How to Cook Pap Without It Burning — The South African Cutting Method
The technique behind perfect stiff pap (stywe pap), and the pot choices that make it possible. Sourced from traditional South African cooking practice and Big5 Cookware’s 49 years of making the pots families use to cook it.
Why pap burns (and why most internet advice doesn’t work)
Pap burns at the bottom for one of two reasons: (1) the heat is too high; (2) the pot has hot-spots that concentrate heat at the centre of the base.
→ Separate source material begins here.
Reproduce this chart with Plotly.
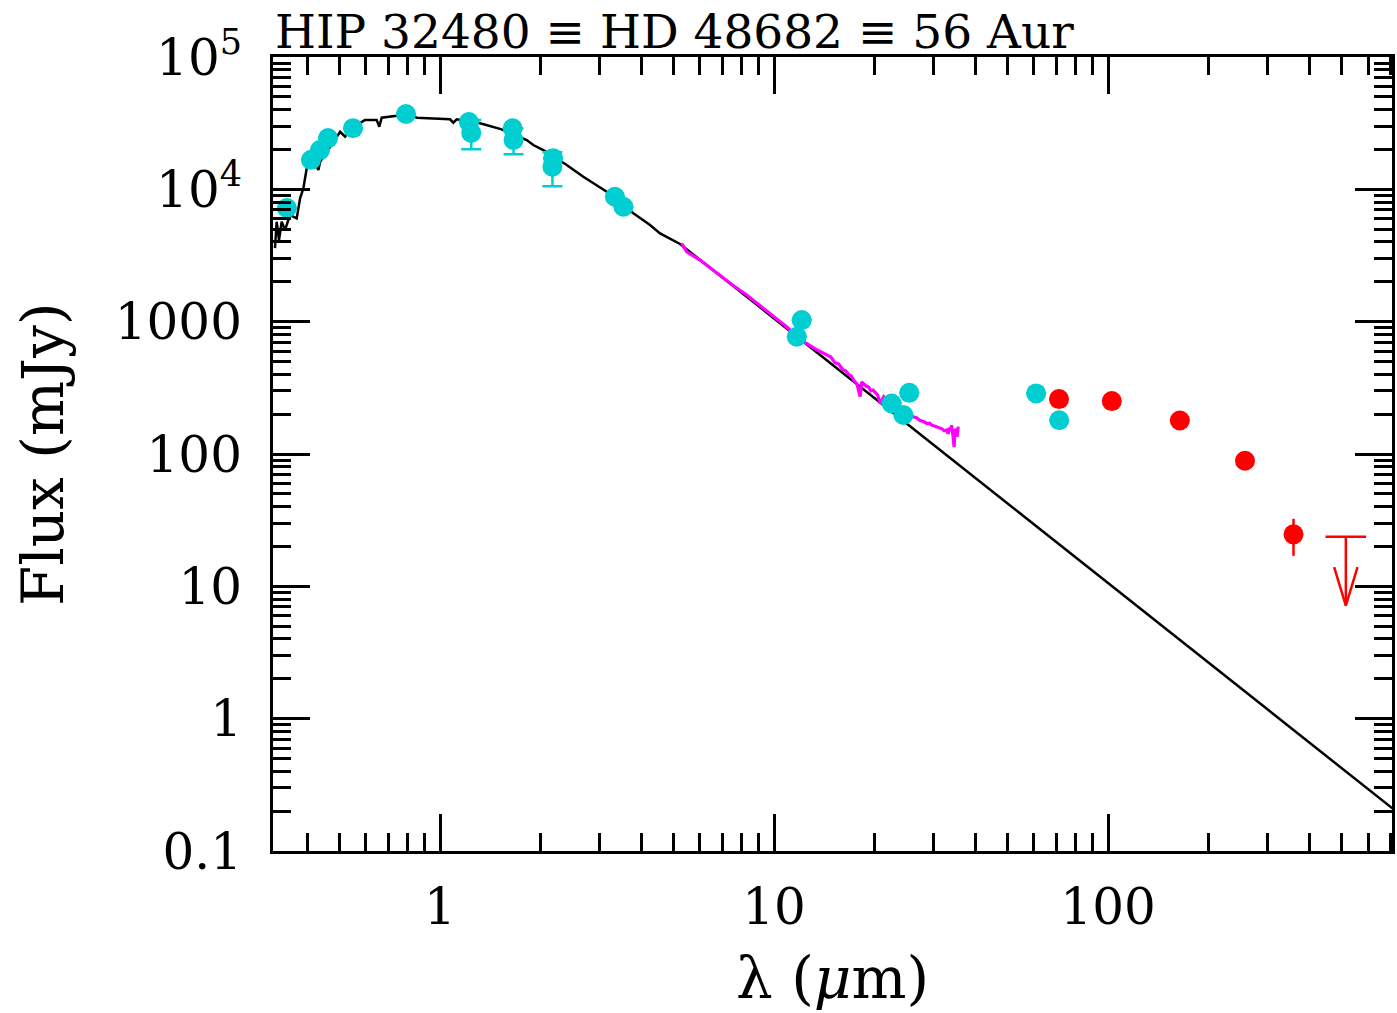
import plotly.graph_objects as go

# ---------------- data ----------------
# photospheric model (black)
model_wave = [0.3206, 0.3243, 0.3296, 0.3357, 0.3434, 0.3556, 0.3724, 0.3811, 0.3899, 0.3990,
              0.4178, 0.4325, 0.4375, 0.5024, 0.5197, 0.5443, 0.5963, 0.6463, 0.6580, 0.6689,
              0.7420, 0.7947, 0.8516, 0.9775, 1.071, 1.096, 1.122, 1.318, 1.530, 1.818,
              1.902, 2.039, 2.395, 2.685, 3.156, 3.791, 4.254, 4.557, 5.23, 10.0,
              20.0, 50.0, 100.0, 200.0, 500.0, 710.0]
model_flux = [3598, 5689, 4140, 5689, 4923, 6392, 6036, 8551, 10180, 14420,
              16650, 13990, 16170, 27230, 24990, 28910, 33400, 33400, 29720, 34760,
              35990, 37530, 34760, 34420, 33820, 31870, 33820, 31540, 28410, 23590,
              21620, 19820, 15270, 12450, 9592, 6586, 5372, 4650, 3866, 1057,
              264, 42.3, 10.6, 2.64, 0.423, 0.21]

# Spitzer/IRS spectrum (magenta)
irs_wave = [5.29, 5.35, 5.48, 6.00, 6.5, 7.05, 7.6, 8.28, 9.0, 9.84, 10.9, 11.6, 12.5, 13.4,
            14.4, 14.8, 15.2, 15.6, 16.1, 16.4, 16.7, 17.0, 17.3, 17.7, 18.1, 18.3, 18.5,
            18.9, 19.2, 19.5, 19.8, 20.1, 20.4, 20.8, 21.3, 21.8, 22.5, 23.2, 23.8, 24.4,
            25.0, 25.6, 26.1, 26.7, 27.3, 28.0, 28.7, 29.2, 29.7, 30.2, 30.7, 31.2, 31.8,
            32.3, 32.9, 33.2, 33.5, 33.8, 34.0, 34.3, 34.6, 34.8, 35.0, 35.3, 35.6]
irs_flux = [3907, 3700, 3375, 2922, 2500, 2125, 1850, 1589, 1350, 1122, 915, 790, 685, 615,
            559, 540, 490, 480, 431, 425, 400, 390, 362, 340, 271, 350, 342,
            325, 320, 300, 304, 290, 280, 241, 271, 255, 240, 232, 215, 212,
            200, 197, 191, 188, 180, 176, 170, 171, 165, 163, 161, 158, 155,
            150, 152, 142, 158, 150, 165, 140, 113, 155, 150, 135, 161]

# literature photometry (cyan)
phot_wave = [0.348, 0.411, 0.437, 0.462, 0.549, 0.791, 1.22, 1.24, 1.65, 1.66, 2.18, 2.17,
             3.34, 3.54, 11.7, 12.1, 22.5, 24.4, 25.4, 60.9, 71.4]
phot_flux = [7220, 16700, 19800, 24400, 29000, 37100, 32300, 26700, 28900, 23600, 17200, 14800,
             8790, 7390, 769, 1028, 241, 197, 290, 287, 180]
phot_err = [0, 0, 0, 0, 0, 0, 0, 6650, 0, 5200, 0, 4240,
            0, 0, 0, 0, 0, 0, 0, 0, 0]

# Herschel photometry (red)
hers_wave = [71.3, 102.6, 164.0, 257.0, 359.0]
hers_flux = [260, 251, 179, 88.9, 24.7]
hers_err = [0, 0, 0, 0, 7.7]

# upper limit (red arrow)
ul_wave = [515.0]
ul_flux = [23.7]

x_tickvals = [1, 10, 100]
x_ticktext = ["1", "10", "100"]
y_tickvals = [0.1, 1, 10, 100, 1000, 1e4, 1e5]
y_ticktext = ["0.1", "1", "10", "100", "1000", "10<sup>4</sup>", "10<sup>5</sup>"]

title_text = "HIP 32480 \u2261 HD 48682 \u2261 56 Aur"

# ---------------- figure ----------------
CYAN = "#00CED1"
RED = "#FF0000"
MAG = "#FF00FF"
FONT = "DejaVu Serif"

fig = go.Figure()

fig.add_trace(go.Scatter(x=model_wave, y=model_flux, mode="lines",
                         line=dict(color="black", width=2.5), showlegend=False))
fig.add_trace(go.Scatter(x=irs_wave, y=irs_flux, mode="lines",
                         line=dict(color=MAG, width=3.2), showlegend=False))
fig.add_trace(go.Scatter(x=phot_wave, y=phot_flux, mode="markers",
                         marker=dict(color=CYAN, size=20, line=dict(width=0)),
                         error_y=dict(type="data", array=phot_err, color=CYAN,
                                      thickness=2.5, width=10),
                         showlegend=False))
fig.add_trace(go.Scatter(x=hers_wave, y=hers_flux, mode="markers",
                         marker=dict(color=RED, size=20, line=dict(width=0)),
                         error_y=dict(type="data", array=hers_err, color=RED,
                                      thickness=2.5, width=0),
                         showlegend=False))

# upper-limit glyph: cap + stem + open arrowhead, derived from the data point
ARROW_DEC = 0.52      # arrow length in decades (style)
HEAD_DEC = 0.29       # arrowhead length in decades (style)
HEAD_HALF = 0.035     # arrowhead half-width in decades of x (style)
for w, f in zip(ul_wave, ul_flux):
    tip = f / 10 ** ARROW_DEC
    fig.add_trace(go.Scatter(x=[w], y=[f], mode="markers",
                             marker=dict(symbol="line-ew", size=29,
                                         line=dict(color=RED, width=2.5)),
                             showlegend=False))
    fig.add_trace(go.Scatter(x=[w, w], y=[f, tip], mode="lines",
                             line=dict(color=RED, width=2.5), showlegend=False))
    fig.add_trace(go.Scatter(x=[w / 10 ** HEAD_HALF, w, w * 10 ** HEAD_HALF],
                             y=[tip * 10 ** HEAD_DEC, tip, tip * 10 ** HEAD_DEC],
                             mode="lines", line=dict(color=RED, width=2.5),
                             showlegend=False))

def minor_vals(lo, hi):
    vals = []
    for e in range(lo, hi + 1):
        for m in range(2, 10):
            vals.append(m * 10.0 ** e)
    return vals

axis_common = dict(
    showline=True, linecolor="black", linewidth=3, mirror="allticks",
    ticks="inside", ticklen=37, tickwidth=2.5, tickcolor="black",
    showgrid=False, zeroline=False,
    tickfont=dict(family=FONT, size=50, color="black"),
)

fig.update_xaxes(type="log", range=[-0.5, 2.85], tickmode="array",
                 tickvals=x_tickvals, ticktext=x_ticktext,
                 minor=dict(ticks="inside", ticklen=18, tickwidth=2.5, tickcolor="black",
                            tickmode="array", tickvals=minor_vals(-1, 2), showgrid=False),
                 ticklabelstandoff=10,
                 **axis_common)
fig.update_yaxes(type="log", range=[-1, 5], tickmode="array",
                 tickvals=y_tickvals, ticktext=y_ticktext,
                 minor=dict(ticks="inside", ticklen=18, tickwidth=2.5, tickcolor="black",
                            tickmode="array", tickvals=minor_vals(-1, 4), showgrid=False),
                 ticklabelstandoff=18,
                 **axis_common)

fig.update_layout(
    width=1397, height=1013,
    margin=dict(l=273, r=5, t=57, b=162, autoexpand=False),
    paper_bgcolor="white", plot_bgcolor="white",
    showlegend=False,
    annotations=[
        dict(text=title_text, xref="paper", yref="paper", x=0.0, y=1.0,
             xanchor="left", yanchor="bottom", showarrow=False, yshift=-4,
             font=dict(family=FONT, size=47, color="black")),
        dict(text="\u03bb (<i>\u03bc</i>m)", xref="paper", yref="paper", x=0.5, y=-0.16,
             xanchor="center", yanchor="middle", showarrow=False,
             font=dict(family=FONT, size=58, color="black")),
        dict(text="Flux (mJy)", xref="paper", yref="paper", x=-0.2055, y=0.5,
             xanchor="center", yanchor="middle", showarrow=False, textangle=-90,
             font=dict(family=FONT, size=58, color="black")),
    ],
)

fig.write_html("out.html", config={"displayModeBar": False},
               post_script="document.body.style.margin='0';document.body.style.overflow='hidden';")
Stirring vigorously — the way most online recipes describe — actually makes the problem worse, because it releases starch into the water too quickly, turning the pap gluey and sticky. The sticky layer then bonds to the metal and burns.
The traditional South African technique solves both problems: a heavy-bottomed pot to eliminate hot-spots, plus a cutting motion (not a stirring motion) to keep the maize meal grains distinct.
The South African cutting method — step by step
- Choose a heavy-bottomed pot. Aluminium with a thick base (2 mm+) is the SA-traditional choice — the even heat is exactly what pap needs. Cast iron also works (better heat retention, slightly slower to respond). Thin-base stainless steel can work with a heat diffuser; uncoated thin aluminium pots will scorch.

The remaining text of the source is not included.